"""
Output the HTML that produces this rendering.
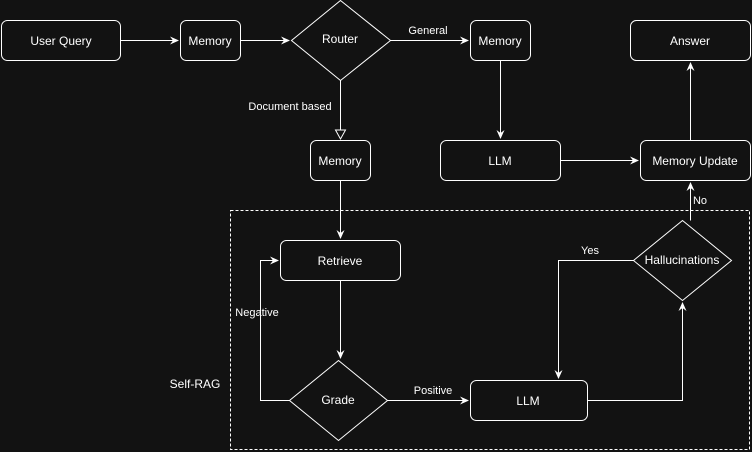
"""
"""
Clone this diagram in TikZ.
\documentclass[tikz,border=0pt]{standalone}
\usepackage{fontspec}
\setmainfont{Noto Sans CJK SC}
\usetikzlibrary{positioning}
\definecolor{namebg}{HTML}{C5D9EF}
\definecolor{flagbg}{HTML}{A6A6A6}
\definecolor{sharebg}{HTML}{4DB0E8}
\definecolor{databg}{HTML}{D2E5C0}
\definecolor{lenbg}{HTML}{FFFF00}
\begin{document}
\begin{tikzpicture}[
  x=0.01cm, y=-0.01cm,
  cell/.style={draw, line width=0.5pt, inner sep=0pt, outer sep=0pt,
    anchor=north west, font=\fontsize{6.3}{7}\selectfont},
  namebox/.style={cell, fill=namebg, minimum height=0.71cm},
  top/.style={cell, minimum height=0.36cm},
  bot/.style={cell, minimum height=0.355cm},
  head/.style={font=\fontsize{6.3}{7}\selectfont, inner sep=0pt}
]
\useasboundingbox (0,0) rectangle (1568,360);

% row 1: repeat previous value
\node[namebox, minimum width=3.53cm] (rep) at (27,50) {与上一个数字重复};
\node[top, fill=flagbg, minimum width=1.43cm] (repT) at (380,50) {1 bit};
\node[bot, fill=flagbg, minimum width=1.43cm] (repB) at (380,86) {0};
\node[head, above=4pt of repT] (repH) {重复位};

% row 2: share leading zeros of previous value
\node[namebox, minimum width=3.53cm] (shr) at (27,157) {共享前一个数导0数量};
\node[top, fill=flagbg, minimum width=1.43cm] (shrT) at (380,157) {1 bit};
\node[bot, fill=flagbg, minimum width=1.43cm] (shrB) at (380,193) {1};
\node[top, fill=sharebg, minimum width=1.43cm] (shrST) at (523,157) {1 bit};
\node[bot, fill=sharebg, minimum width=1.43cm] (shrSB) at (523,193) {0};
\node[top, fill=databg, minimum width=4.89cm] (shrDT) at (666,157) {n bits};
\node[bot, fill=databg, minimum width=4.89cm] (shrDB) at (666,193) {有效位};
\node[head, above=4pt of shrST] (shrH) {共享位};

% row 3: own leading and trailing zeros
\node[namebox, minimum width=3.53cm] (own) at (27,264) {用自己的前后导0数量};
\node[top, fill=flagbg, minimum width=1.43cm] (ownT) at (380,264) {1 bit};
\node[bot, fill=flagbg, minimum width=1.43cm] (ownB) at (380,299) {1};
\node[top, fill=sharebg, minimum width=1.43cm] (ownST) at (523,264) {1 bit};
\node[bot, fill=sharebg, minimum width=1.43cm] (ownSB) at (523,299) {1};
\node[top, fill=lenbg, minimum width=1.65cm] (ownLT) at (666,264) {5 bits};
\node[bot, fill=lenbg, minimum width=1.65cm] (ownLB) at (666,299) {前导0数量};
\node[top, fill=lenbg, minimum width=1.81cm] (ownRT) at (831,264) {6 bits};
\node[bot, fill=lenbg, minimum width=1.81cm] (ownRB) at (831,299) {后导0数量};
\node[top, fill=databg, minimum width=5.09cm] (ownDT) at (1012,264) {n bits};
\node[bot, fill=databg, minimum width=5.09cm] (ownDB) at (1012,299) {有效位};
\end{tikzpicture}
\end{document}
"""
-- Work required --
Scan the material above. Copy each line where "this" occurs.

-- Written answer --
Output the HTML that produces this rendering.
Clone this diagram in TikZ.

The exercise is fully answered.